In the winter of 1911 and 1912, Piet Mondrian did two versions of Still Life with Gingerpot. The first version was a recognizable rendition of forms found in everyday life, but the second version featured those same objects as compositional structures. It proved to be a moment of transition and drive toward abstraction for his career.
By the summer of 1914, Piet Mondrian would leave Paris to travel back to the Netherlands to attend to his ailing father. The first World War would erupt and prevent him from immediately returning to Paris.
Stuck in Holland, Mondrian’s art would make yet another transition in the abstract art form, which would later be labeled as a neoplastic style. His works featured balanced composition forms and use of lighter and simplified colors than it had previously. There was also a movement toward works that depicted a connection with religion, faith, and a spiritual realm, which was a relationship and focal point Mondrian’s work had never shown before.
As the war came to a close, Mondrian decided to return to Paris. In 1917, he met his fellow co-founders of the De Stijl moment, including Theo van Doesburg. These talented artists formed a group that would immortalize their names in the history of art.
The De Stijl movement wasn’t just an extension of art form or theory onto canvas. It’s aesthetic principles and members transcended to architecture, sculpture, graphic art, and even fashion. The group’s abstract concept of art flourished within the intellectual freedoms of Paris’s post-war culture.
The relationship between Mondrian and van Doesburg would eventually fracture, however. The two had a serious disagreement over the usage of diagonal painting and artwork lines, and Mondrian left the group over it.
He began to explore new movements and create works apart from the group’s former confines. In 1931, he became part of a pure abstraction association of painters and sculptors called the Abstraction-Creation. Within this group, his career flourished in an environment more open to different and new styles of creativity.
Mondrian’s minimalist style would truly peak in the 1930’s, and thinner and doubled lines became the precedence in his paintings. In honor of his 60th birthday, The Stedelijk Museum held an exhibit of his work in 1932.
Some art historians purport that the 1930’s was perhaps Mondrian’s period of most significant artistic development. Indeed, he became fascinated with lines, dismantling the defining moments of a painting, and dissecting the very definition of painting in of itself.
According to Mondrian, the line exemplifies drawing and draftsmanship, and both have always been at the heart of painting throughout every major art moment in history; he contended that no one had ever challenged that thought before.
In 1938, under threat by the Second World War and invading fascism, Mondrian fled for London. By 1940, Paris had fallen, and Mondrian decided to leave London for the USA. He would remain in Manhattan, New York until his death in 1944.

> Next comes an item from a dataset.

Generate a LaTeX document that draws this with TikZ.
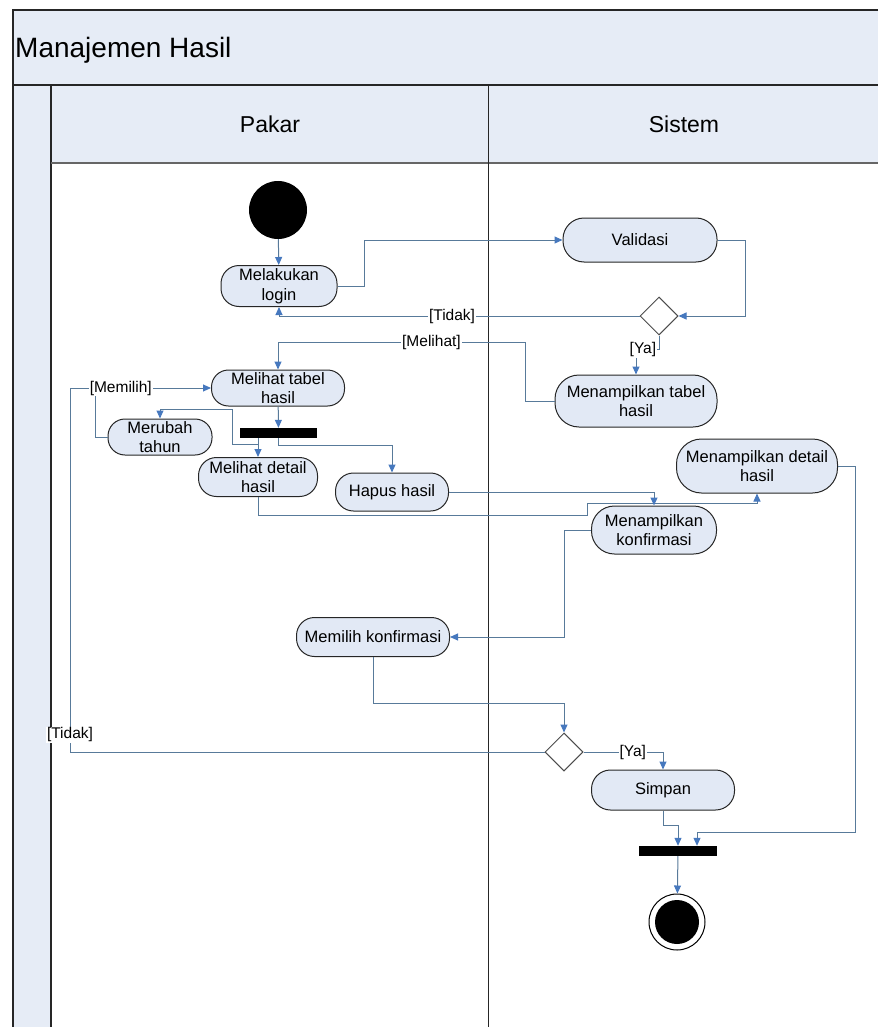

Mondrian’s first ever solo exhibit was in 1942 at a grand Manhattan NYC gallery. It was something his art peers, fans, and spectators alike marveled in seeing.
His talents reached beyond the expression of paint to canvas and creation of art groups, reforms, and movements. Mondrian was also a talented writer, many of which pieces were theoretical texts published by magazines and other media sources. The majority of his writing concerned neoplasticism and abstract art work as a general label.
This leader of progressive styles and forms remains a renowned figure around the globe, and his art remains housed and on exhibit by some of the most famous galleries in the world, including those in New York, Paris, Amsterdam, Switzerland, and the National Gallery of Art in Washington, D.C..
He was known to work long hours to the point of physical exhaustion and blistered hands. With work that bled into the hearts of masses over decades and his appeal as a reformist, Mondrian is one of the most well known and beloved artists of the 20th century.
Again, his art is something that’s transcendent of the painting and sculpture world, too. Fashion designer Yves Saint Laurent’s Fall 1965 Mondrian collection is a prime example. The line of shift dresses, coats, and boats featured primary color with black bordering that was largely inspired by Mondrian’s art. It’s a testament to the reach of his work.
Broadway Boogie Woogie, a 1942-43 Mondrian painting that makes use of brightly colored shimmering squares, at Manhattan’s Museum of Modern Art remains a highly influential piece in abstract geometric painting. It and it’s unfinished counterpart, Victory Boogie Woogie, are bright, lively, and almost musical reflections of how the artist’s short time in New York perhaps inspired the start of yet another revolutionary and profound change in Mondrian’s career. Sadly, his death leaves the world to wonder the potential for what could’ve been.
The Paris Studio of Mondrian is simply iconic and has served as inspiration for many abstract artists. Harry Holtzman and Fritz Glarner, friends of Mondrian, carefully filmed and photographed Mondrian’s New York studio. Every inch of the wall compositions were carefully traced and documented. The studio was then opened for a six-week exhibition before being dismantled. The tracings were later used to create portable Mondrian compositions, which have seen been titled as “The Wall Works” and have been exhibited in Manhattan, SoHo, Japan, Sao Paulo, Michigan, Berlin, and elsewhere.
Perhaps one of the most beloved Mondrian works is housed by the Tate Gallery in London. It’s a piece that’s foretelling in the color experimentation that would be a major asset to his works toward the end of his life. Composition with Yellow, Blue, and Red is a piece that was an obvious fresh take on abstract art for its time and continues to make an impact with modern artists today. The list of Mondrian contributions that have and continue to make a lasting impact on the world of art is as mesmerizing as his work itself.